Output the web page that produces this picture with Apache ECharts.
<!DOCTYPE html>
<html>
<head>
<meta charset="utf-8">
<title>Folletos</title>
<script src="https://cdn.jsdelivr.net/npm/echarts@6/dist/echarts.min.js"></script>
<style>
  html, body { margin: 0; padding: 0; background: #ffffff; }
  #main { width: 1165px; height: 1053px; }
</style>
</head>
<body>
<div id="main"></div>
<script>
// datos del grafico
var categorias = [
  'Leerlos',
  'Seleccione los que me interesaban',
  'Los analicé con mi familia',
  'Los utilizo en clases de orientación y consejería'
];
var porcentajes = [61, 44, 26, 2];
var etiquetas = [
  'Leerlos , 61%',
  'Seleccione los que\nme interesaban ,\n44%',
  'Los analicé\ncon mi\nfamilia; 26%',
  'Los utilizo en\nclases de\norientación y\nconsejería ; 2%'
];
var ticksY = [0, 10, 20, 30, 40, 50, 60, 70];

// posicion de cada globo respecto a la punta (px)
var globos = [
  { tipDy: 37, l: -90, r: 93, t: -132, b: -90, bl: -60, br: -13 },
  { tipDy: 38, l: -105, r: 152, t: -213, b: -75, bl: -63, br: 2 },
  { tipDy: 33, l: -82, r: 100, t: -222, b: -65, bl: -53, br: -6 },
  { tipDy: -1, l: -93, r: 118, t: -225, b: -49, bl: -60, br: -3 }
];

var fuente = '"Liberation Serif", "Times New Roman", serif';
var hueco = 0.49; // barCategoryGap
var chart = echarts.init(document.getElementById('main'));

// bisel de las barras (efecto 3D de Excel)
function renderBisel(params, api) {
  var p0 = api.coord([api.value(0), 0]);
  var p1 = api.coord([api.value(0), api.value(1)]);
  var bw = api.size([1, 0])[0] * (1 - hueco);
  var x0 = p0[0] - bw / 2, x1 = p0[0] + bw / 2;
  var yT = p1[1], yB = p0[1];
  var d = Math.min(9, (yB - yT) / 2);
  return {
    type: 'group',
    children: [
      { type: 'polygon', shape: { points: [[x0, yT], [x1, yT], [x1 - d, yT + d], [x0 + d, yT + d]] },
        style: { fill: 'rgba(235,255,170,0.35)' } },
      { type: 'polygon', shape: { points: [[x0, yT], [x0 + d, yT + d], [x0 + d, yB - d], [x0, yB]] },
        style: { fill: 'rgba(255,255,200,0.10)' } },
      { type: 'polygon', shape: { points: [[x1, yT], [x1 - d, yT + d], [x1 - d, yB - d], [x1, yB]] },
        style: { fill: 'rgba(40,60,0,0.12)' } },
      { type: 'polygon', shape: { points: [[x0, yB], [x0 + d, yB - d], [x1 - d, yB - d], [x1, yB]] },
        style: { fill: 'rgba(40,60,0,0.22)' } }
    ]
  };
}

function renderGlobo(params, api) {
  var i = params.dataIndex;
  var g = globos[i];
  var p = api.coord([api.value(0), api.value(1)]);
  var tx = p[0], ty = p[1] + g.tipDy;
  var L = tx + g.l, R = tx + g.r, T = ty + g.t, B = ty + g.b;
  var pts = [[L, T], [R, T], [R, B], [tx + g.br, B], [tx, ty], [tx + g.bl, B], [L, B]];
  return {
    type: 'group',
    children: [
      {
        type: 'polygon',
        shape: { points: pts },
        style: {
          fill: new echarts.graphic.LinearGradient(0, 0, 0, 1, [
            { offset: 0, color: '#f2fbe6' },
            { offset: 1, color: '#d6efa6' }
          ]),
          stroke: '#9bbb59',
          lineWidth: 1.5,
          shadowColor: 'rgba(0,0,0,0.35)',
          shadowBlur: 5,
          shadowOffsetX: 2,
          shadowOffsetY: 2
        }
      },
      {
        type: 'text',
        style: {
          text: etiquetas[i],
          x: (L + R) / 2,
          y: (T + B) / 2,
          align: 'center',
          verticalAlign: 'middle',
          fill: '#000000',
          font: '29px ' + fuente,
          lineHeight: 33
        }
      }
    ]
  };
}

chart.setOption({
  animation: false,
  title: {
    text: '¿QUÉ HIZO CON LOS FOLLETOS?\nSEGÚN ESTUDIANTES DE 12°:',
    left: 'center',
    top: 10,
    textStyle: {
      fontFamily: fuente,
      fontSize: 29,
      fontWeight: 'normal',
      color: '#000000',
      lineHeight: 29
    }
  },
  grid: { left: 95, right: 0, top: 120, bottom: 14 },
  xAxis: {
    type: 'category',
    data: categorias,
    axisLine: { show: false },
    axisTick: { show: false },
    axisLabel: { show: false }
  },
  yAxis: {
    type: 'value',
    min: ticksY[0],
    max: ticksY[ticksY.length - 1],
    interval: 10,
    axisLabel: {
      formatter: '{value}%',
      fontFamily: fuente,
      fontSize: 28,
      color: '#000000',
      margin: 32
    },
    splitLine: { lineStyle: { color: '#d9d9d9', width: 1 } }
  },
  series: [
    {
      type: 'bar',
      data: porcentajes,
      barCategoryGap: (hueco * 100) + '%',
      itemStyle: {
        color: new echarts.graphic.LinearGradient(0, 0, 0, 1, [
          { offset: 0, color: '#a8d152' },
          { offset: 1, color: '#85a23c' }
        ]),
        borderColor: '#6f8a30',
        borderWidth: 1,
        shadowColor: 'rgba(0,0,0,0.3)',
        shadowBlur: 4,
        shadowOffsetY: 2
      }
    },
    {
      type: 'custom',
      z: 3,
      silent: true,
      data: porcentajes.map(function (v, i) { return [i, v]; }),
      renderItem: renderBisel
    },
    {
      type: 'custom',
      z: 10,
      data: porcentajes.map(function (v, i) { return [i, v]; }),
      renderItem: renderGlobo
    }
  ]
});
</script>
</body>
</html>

§

SHORT EXERCISE: Reproduce verbatim only this range: the first line of the material through the line that contains "var ticksY = [0, 10, 20, 30, 40, 50, 60, 70];", inclusive.

THE ANSWER:
Output the web page that produces this picture with Apache ECharts.
<!DOCTYPE html>
<html>
<head>
<meta charset="utf-8">
<title>Folletos</title>
<script src="https://cdn.jsdelivr.net/npm/echarts@6/dist/echarts.min.js"></script>
<style>
  html, body { margin: 0; padding: 0; background: #ffffff; }
  #main { width: 1165px; height: 1053px; }
</style>
</head>
<body>
<div id="main"></div>
<script>
// datos del grafico
var categorias = [
  'Leerlos',
  'Seleccione los que me interesaban',
  'Los analicé con mi familia',
  'Los utilizo en clases de orientación y consejería'
];
var porcentajes = [61, 44, 26, 2];
var etiquetas = [
  'Leerlos , 61%',
  'Seleccione los que\nme interesaban ,\n44%',
  'Los analicé\ncon mi\nfamilia; 26%',
  'Los utilizo en\nclases de\norientación y\nconsejería ; 2%'
];
var ticksY = [0, 10, 20, 30, 40, 50, 60, 70];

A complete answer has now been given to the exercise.